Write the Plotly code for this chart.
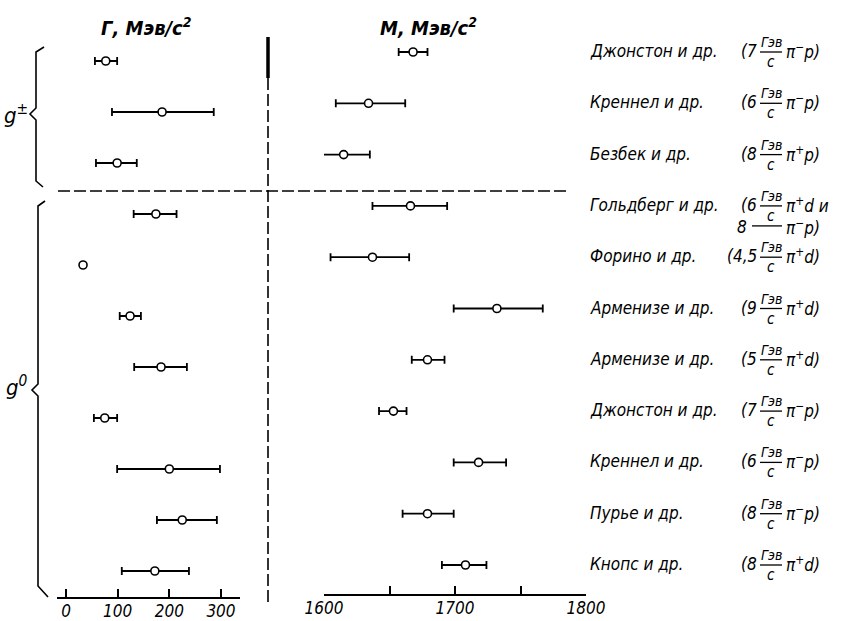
import plotly.graph_objects as go

# ---------------- data ----------------
authors = ["Джонстон и др.", "Креннел и др.", "Безбек и др.", "Гольдберг и др.",
           "Форино и др.", "Арменизе и др.", "Арменизе и др.", "Джонстон и др.",
           "Креннел и др.", "Пурье и др.", "Кнопс и др."]
momenta = ["7", "6", "8", "6", "4,5", "9", "5", "7", "6", "8", "8"]
reactions = ["π<sup>−</sup>p)", "π<sup>−</sup>p)", "π<sup>+</sup>p)", "π<sup>+</sup>d и",
             "π<sup>+</sup>d)", "π<sup>+</sup>d)", "π<sup>+</sup>d)", "π<sup>−</sup>p)",
             "π<sup>−</sup>p)", "π<sup>−</sup>p)", "π<sup>+</sup>d)"]
second_line_momentum = "8"
second_line_reaction = "π<sup>−</sup>p)"

gamma = [77, 186, 99, 174, 33, 124, 184, 75, 200, 225, 172]          # Γ, MeV/c^2
gamma_minus = [21, 97, 41, 43, None, 20, 52, 21, 101, 49, 64]
gamma_plus = [22, 100, 38, 40, None, 21, 50, 24, 98, 67, 66]

mass = [1668, 1634, 1615, 1666, 1637, 1732, 1679, 1653, 1718, 1679, 1708]  # M, MeV/c^2
mass_minus = [11, 25, 18, 29, 32, 33, 12, 11, 19, 19, 18]
mass_plus = [11, 28, 20, 28, 28, 35, 13, 10, 21, 20, 16]

gamma_ticks = [0, 100, 200, 300]
mass_ticks = [1600, 1700, 1800]
mass_minor_ticks = [1650, 1750]

group_labels = ["g<sup>±</sup>", "g<sup>0</sup>"]

# ---------------- layout helpers ----------------
W, H = 844, 621
def px(x):
    return x / W
def py(y):
    return 1 - y / H

FONT = "Liberation Sans Narrow, DejaVu Sans Condensed, Liberation Sans, sans-serif"
rows = list(range(len(authors)))

fig = go.Figure()

# Γ panel
idx_err = [i for i in rows if gamma_minus[i] is not None]
idx_noerr = [i for i in rows if gamma_minus[i] is None]
marker = dict(symbol="circle", size=8, color="white", line=dict(color="black", width=1.6))
fig.add_trace(go.Scatter(
    x=[gamma[i] for i in idx_err], y=idx_err, mode="markers", marker=marker,
    error_x=dict(type="data", symmetric=False,
                 array=[gamma_plus[i] for i in idx_err],
                 arrayminus=[gamma_minus[i] for i in idx_err],
                 color="black", thickness=1.8, width=4),
    xaxis="x", yaxis="y", showlegend=False, hoverinfo="skip"))
fig.add_trace(go.Scatter(
    x=[gamma[i] for i in idx_noerr], y=idx_noerr, mode="markers", marker=marker,
    xaxis="x", yaxis="y", showlegend=False, hoverinfo="skip"))

# M panel
fig.add_trace(go.Scatter(
    x=mass, y=rows, mode="markers", marker=marker,
    error_x=dict(type="data", symmetric=False, array=mass_plus, arrayminus=mass_minus,
                 color="black", thickness=1.8, width=4),
    xaxis="x2", yaxis="y2", showlegend=False, hoverinfo="skip"))

axis_common = dict(showgrid=False, zeroline=False, showline=True, linecolor="black",
                   linewidth=2, ticks="inside", ticklen=8, tickwidth=1.6, tickcolor="black",
                   tickfont=dict(family=FONT, size=17, color="black", style="italic"),
                   ticklabelstandoff=-2,
                   fixedrange=True, automargin=False)

fig.update_layout(
    width=W, height=H, margin=dict(l=0, r=0, t=0, b=0, pad=0, autoexpand=False),
    paper_bgcolor="white", plot_bgcolor="rgba(0,0,0,0)",
    xaxis=dict(domain=[px(57), px(240)], range=[-17.4, 336.8], anchor="y",
               tickmode="array", tickvals=gamma_ticks,
               ticktext=[str(t) for t in gamma_ticks], **axis_common),
    xaxis2=dict(domain=[px(324), px(586)], range=[1600, 1800], anchor="y2",
                tickmode="array", tickvals=mass_ticks,
                ticktext=[str(t) for t in mass_ticks],
                minor=dict(tickmode="array", tickvals=mass_minor_ticks, ticks="inside",
                           ticklen=8, tickwidth=1.6, tickcolor="black", showgrid=False),
                **axis_common),
    yaxis=dict(domain=[py(597), 1], range=[(597 - 61) / 51.0, -61 / 51.0],
               visible=False, anchor="x", fixedrange=True),
    yaxis2=dict(domain=[py(594), 1], range=[(594 - 52) / 51.3, -52 / 51.3],
                visible=False, anchor="x2", fixedrange=True),
)

ann = []
shapes = []
lab_font = dict(family=FONT, size=17, color="black", style="italic")
small_font = dict(family=FONT, size=14, color="black", style="italic")

for i in rows:
    ann.append(dict(x=px(588), y=i, xref="paper", yref="y2", text=authors[i],
                    xanchor="left", yanchor="middle", showarrow=False, font=lab_font, yshift=1))
    ann.append(dict(x=px(759), y=i, xref="paper", yref="y2", text="(" + momenta[i],
                    xanchor="right", yanchor="middle", showarrow=False, font=lab_font, yshift=1))
    ann.append(dict(x=px(771), y=i, xref="paper", yref="y2", text="Гэв",
                    xanchor="center", yanchor="middle", showarrow=False, font=small_font, yshift=10))
    ann.append(dict(x=px(771), y=i, xref="paper", yref="y2", text="c",
                    xanchor="center", yanchor="middle", showarrow=False,
                    font=dict(family=FONT, size=15, color="black", style="italic"), yshift=-10))
    shapes.append(dict(type="line", xref="paper", yref="y2", x0=px(760), x1=px(782),
                       y0=i, y1=i, line=dict(color="black", width=1.3)))
    ann.append(dict(x=px(784), y=i, xref="paper", yref="y2", text=reactions[i],
                    xanchor="left", yanchor="middle", showarrow=False, font=lab_font, yshift=1))

# second line of the Гольдберг entry
g_row = 3
ann.append(dict(x=px(749), y=g_row, xref="paper", yref="y2", text=second_line_momentum,
                xanchor="right", yanchor="middle", showarrow=False, font=lab_font, yshift=-21))
shapes.append(dict(type="line", xref="paper", yref="y2", x0=px(752), x1=px(782),
                   y0=g_row + 20 / 51.3, y1=g_row + 20 / 51.3, line=dict(color="black", width=1.3)))
ann.append(dict(x=px(784), y=g_row, xref="paper", yref="y2", text=second_line_reaction,
                xanchor="left", yanchor="middle", showarrow=False, font=lab_font, yshift=-21))

# titles
title_font = dict(family=FONT, size=20, color="black", style="italic", weight="bold")
ann.append(dict(x=px(146), y=py(27), xref="paper", yref="paper", text="Г, Мэв/с<sup>2</sup>",
                xanchor="center", yanchor="middle", showarrow=False, font=title_font))
ann.append(dict(x=px(428), y=py(27), xref="paper", yref="paper", text="М, Мэв/с<sup>2</sup>",
                xanchor="center", yanchor="middle", showarrow=False, font=title_font))

# group labels
grp_font = dict(family=FONT, size=22, color="black", style="italic")
ann.append(dict(x=px(16), y=py(114), xref="paper", yref="paper", text=group_labels[0],
                xanchor="center", yanchor="middle", showarrow=False, font=grp_font))
ann.append(dict(x=px(17), y=py(386), xref="paper", yref="paper", text=group_labels[1],
                xanchor="center", yanchor="middle", showarrow=False, font=grp_font))

def path(points):
    return "M " + " L ".join(f"{px(x)},{py(y)}" for x, y in points)

# braces
shapes.append(dict(type="path", xref="paper", yref="paper",
                   path=path([(44, 47), (36, 52), (36, 108), (30, 114), (36, 120), (36, 181), (43, 187)]),
                   line=dict(color="black", width=1.6)))
shapes.append(dict(type="path", xref="paper", yref="paper",
                   path=path([(45, 201), (38, 206), (38, 384), (32, 390), (38, 396), (38, 586), (48, 597)]),
                   line=dict(color="black", width=1.6)))

# separators
shapes.append(dict(type="line", xref="paper", yref="paper", x0=px(268), x1=px(268),
                   y0=py(37), y1=py(78), line=dict(color="black", width=3.5)))
shapes.append(dict(type="line", xref="paper", yref="paper", x0=px(268), x1=px(268),
                   y0=py(78), y1=py(606), line=dict(color="black", width=1.6, dash="12px,4px")))
shapes.append(dict(type="line", xref="paper", yref="paper", x0=px(58), x1=px(566),
                   y0=py(191), y1=py(191), line=dict(color="black", width=1.5, dash="12px,4px")))

fig.update_layout(annotations=ann, shapes=shapes)
fig.write_html("out.html", config={"displayModeBar": False},
               post_script="document.body.style.margin='0';document.body.style.overflow='hidden';")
..............................
* DO THIS *
Go from the first line of the data above to the line containing "import plotly.graph_objects as go" and retype exactly those lines, both included, but none of the pictures.

* TASK ANSWER *
Write the Plotly code for this chart.
import plotly.graph_objects as go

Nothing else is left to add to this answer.